▸ **Work to be completed**
Write out the material exactly. Do not include the pictures.

======== Given data

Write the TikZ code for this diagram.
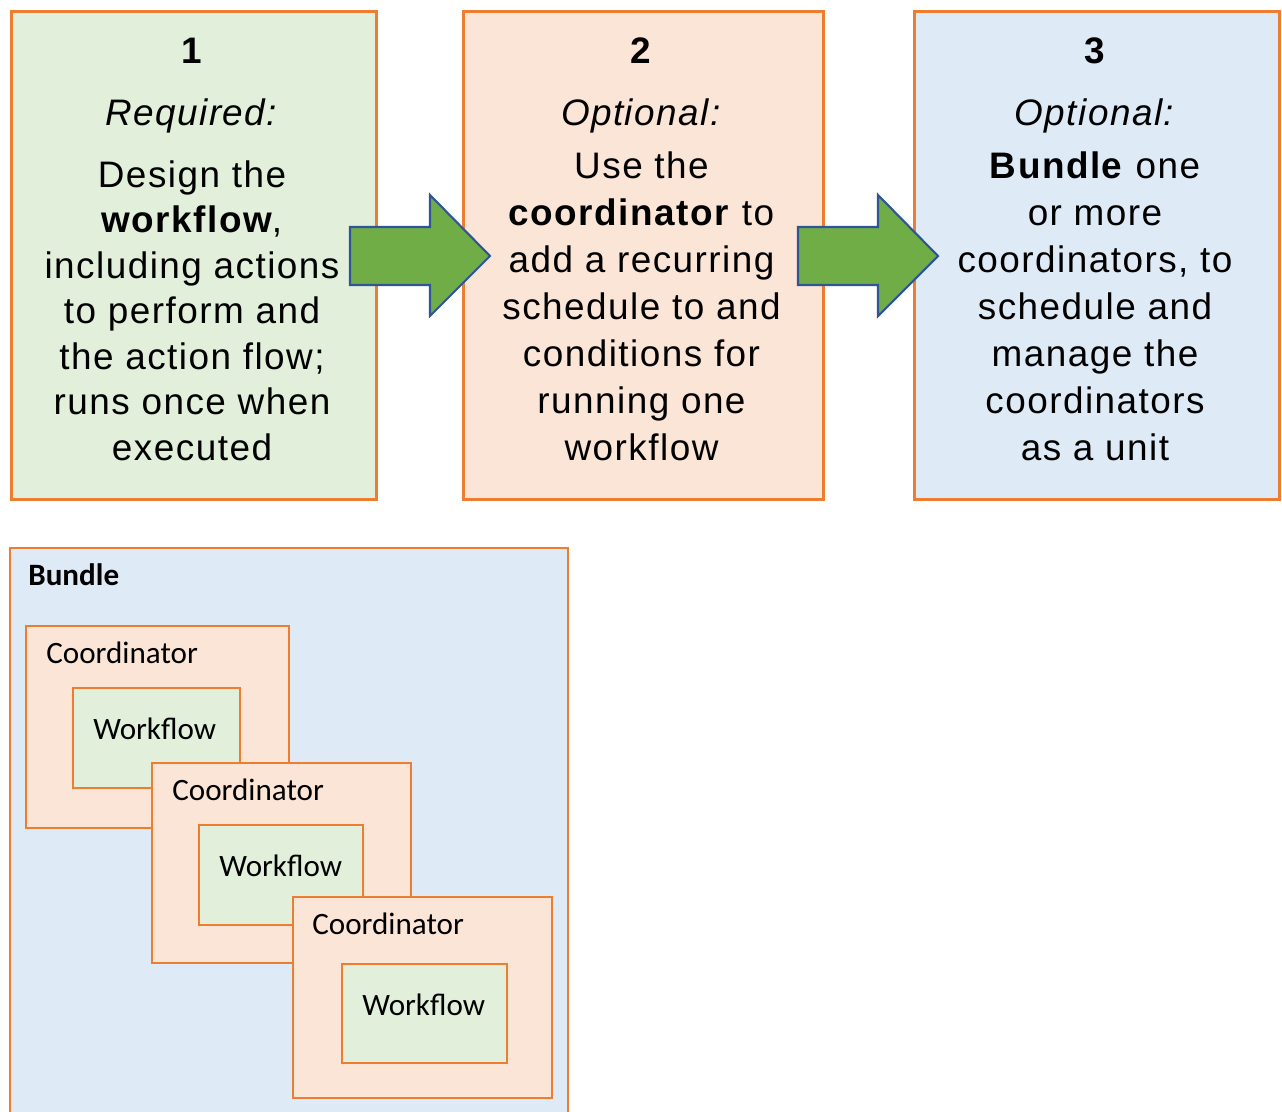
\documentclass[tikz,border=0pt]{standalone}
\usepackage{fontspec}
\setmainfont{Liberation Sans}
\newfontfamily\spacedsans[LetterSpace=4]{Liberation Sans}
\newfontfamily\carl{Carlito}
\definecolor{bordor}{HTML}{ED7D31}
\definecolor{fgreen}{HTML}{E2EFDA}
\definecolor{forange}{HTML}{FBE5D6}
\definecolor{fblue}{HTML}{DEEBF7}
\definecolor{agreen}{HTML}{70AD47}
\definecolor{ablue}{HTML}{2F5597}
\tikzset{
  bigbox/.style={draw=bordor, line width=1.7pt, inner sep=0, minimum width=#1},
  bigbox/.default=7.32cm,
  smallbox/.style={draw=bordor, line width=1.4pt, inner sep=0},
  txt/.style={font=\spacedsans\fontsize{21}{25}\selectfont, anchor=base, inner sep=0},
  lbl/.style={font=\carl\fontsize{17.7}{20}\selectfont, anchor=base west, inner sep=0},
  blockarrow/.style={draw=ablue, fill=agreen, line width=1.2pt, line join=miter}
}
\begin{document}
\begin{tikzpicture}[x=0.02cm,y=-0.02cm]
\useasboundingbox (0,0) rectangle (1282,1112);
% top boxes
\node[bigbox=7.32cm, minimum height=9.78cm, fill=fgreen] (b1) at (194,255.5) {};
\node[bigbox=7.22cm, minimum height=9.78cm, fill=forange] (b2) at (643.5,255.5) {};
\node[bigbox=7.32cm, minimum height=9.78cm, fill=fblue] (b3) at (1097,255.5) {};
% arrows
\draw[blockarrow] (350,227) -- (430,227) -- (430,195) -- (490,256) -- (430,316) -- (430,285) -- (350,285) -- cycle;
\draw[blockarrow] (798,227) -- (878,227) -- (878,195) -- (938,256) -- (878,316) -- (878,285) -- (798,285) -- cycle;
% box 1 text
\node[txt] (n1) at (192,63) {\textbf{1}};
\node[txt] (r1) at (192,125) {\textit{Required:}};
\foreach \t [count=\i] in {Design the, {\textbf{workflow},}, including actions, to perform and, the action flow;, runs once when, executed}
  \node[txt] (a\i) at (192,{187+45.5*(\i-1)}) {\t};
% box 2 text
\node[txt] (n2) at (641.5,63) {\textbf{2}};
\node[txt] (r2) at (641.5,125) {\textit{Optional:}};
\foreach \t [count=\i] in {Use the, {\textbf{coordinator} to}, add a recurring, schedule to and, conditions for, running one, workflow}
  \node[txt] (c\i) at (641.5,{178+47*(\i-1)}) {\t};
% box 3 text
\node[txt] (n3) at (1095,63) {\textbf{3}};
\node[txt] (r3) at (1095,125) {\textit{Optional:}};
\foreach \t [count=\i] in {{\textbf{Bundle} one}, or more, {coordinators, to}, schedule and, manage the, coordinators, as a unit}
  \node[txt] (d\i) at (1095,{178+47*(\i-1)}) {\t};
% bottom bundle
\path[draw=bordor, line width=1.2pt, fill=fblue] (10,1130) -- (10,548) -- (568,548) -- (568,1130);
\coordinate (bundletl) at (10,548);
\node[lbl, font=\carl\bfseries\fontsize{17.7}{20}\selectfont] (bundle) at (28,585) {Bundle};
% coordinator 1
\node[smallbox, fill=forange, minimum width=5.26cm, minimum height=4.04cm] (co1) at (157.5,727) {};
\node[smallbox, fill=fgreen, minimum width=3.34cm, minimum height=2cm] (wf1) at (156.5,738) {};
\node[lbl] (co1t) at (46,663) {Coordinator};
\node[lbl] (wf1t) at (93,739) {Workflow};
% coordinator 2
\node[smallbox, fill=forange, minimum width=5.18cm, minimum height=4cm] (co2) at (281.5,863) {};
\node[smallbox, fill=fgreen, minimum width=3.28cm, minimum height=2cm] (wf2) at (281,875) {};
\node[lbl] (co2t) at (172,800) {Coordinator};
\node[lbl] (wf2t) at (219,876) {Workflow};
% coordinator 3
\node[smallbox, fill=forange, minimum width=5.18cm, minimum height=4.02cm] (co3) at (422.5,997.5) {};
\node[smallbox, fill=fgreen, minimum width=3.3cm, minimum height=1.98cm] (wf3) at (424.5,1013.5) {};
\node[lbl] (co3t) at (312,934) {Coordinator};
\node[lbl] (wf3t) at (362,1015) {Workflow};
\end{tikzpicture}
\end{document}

================

▸ **Exercise solution**
Write the TikZ code for this diagram.
\documentclass[tikz,border=0pt]{standalone}
\usepackage{fontspec}
\setmainfont{Liberation Sans}
\newfontfamily\spacedsans[LetterSpace=4]{Liberation Sans}
\newfontfamily\carl{Carlito}
\definecolor{bordor}{HTML}{ED7D31}
\definecolor{fgreen}{HTML}{E2EFDA}
\definecolor{forange}{HTML}{FBE5D6}
\definecolor{fblue}{HTML}{DEEBF7}
\definecolor{agreen}{HTML}{70AD47}
\definecolor{ablue}{HTML}{2F5597}
\tikzset{
  bigbox/.style={draw=bordor, line width=1.7pt, inner sep=0, minimum width=#1},
  bigbox/.default=7.32cm,
  smallbox/.style={draw=bordor, line width=1.4pt, inner sep=0},
  txt/.style={font=\spacedsans\fontsize{21}{25}\selectfont, anchor=base, inner sep=0},
  lbl/.style={font=\carl\fontsize{17.7}{20}\selectfont, anchor=base west, inner sep=0},
  blockarrow/.style={draw=ablue, fill=agreen, line width=1.2pt, line join=miter}
}
\begin{document}
\begin{tikzpicture}[x=0.02cm,y=-0.02cm]
\useasboundingbox (0,0) rectangle (1282,1112);
% top boxes
\node[bigbox=7.32cm, minimum height=9.78cm, fill=fgreen] (b1) at (194,255.5) {};
\node[bigbox=7.22cm, minimum height=9.78cm, fill=forange] (b2) at (643.5,255.5) {};
\node[bigbox=7.32cm, minimum height=9.78cm, fill=fblue] (b3) at (1097,255.5) {};
% arrows
\draw[blockarrow] (350,227) -- (430,227) -- (430,195) -- (490,256) -- (430,316) -- (430,285) -- (350,285) -- cycle;
\draw[blockarrow] (798,227) -- (878,227) -- (878,195) -- (938,256) -- (878,316) -- (878,285) -- (798,285) -- cycle;
% box 1 text
\node[txt] (n1) at (192,63) {\textbf{1}};
\node[txt] (r1) at (192,125) {\textit{Required:}};
\foreach \t [count=\i] in {Design the, {\textbf{workflow},}, including actions, to perform and, the action flow;, runs once when, executed}
  \node[txt] (a\i) at (192,{187+45.5*(\i-1)}) {\t};
% box 2 text
\node[txt] (n2) at (641.5,63) {\textbf{2}};
\node[txt] (r2) at (641.5,125) {\textit{Optional:}};
\foreach \t [count=\i] in {Use the, {\textbf{coordinator} to}, add a recurring, schedule to and, conditions for, running one, workflow}
  \node[txt] (c\i) at (641.5,{178+47*(\i-1)}) {\t};
% box 3 text
\node[txt] (n3) at (1095,63) {\textbf{3}};
\node[txt] (r3) at (1095,125) {\textit{Optional:}};
\foreach \t [count=\i] in {{\textbf{Bundle} one}, or more, {coordinators, to}, schedule and, manage the, coordinators, as a unit}
  \node[txt] (d\i) at (1095,{178+47*(\i-1)}) {\t};
% bottom bundle
\path[draw=bordor, line width=1.2pt, fill=fblue] (10,1130) -- (10,548) -- (568,548) -- (568,1130);
\coordinate (bundletl) at (10,548);
\node[lbl, font=\carl\bfseries\fontsize{17.7}{20}\selectfont] (bundle) at (28,585) {Bundle};
% coordinator 1
\node[smallbox, fill=forange, minimum width=5.26cm, minimum height=4.04cm] (co1) at (157.5,727) {};
\node[smallbox, fill=fgreen, minimum width=3.34cm, minimum height=2cm] (wf1) at (156.5,738) {};
\node[lbl] (co1t) at (46,663) {Coordinator};
\node[lbl] (wf1t) at (93,739) {Workflow};
% coordinator 2
\node[smallbox, fill=forange, minimum width=5.18cm, minimum height=4cm] (co2) at (281.5,863) {};
\node[smallbox, fill=fgreen, minimum width=3.28cm, minimum height=2cm] (wf2) at (281,875) {};
\node[lbl] (co2t) at (172,800) {Coordinator};
\node[lbl] (wf2t) at (219,876) {Workflow};
% coordinator 3
\node[smallbox, fill=forange, minimum width=5.18cm, minimum height=4.02cm] (co3) at (422.5,997.5) {};
\node[smallbox, fill=fgreen, minimum width=3.3cm, minimum height=1.98cm] (wf3) at (424.5,1013.5) {};
\node[lbl] (co3t) at (312,934) {Coordinator};
\node[lbl] (wf3t) at (362,1015) {Workflow};
\end{tikzpicture}
\end{document}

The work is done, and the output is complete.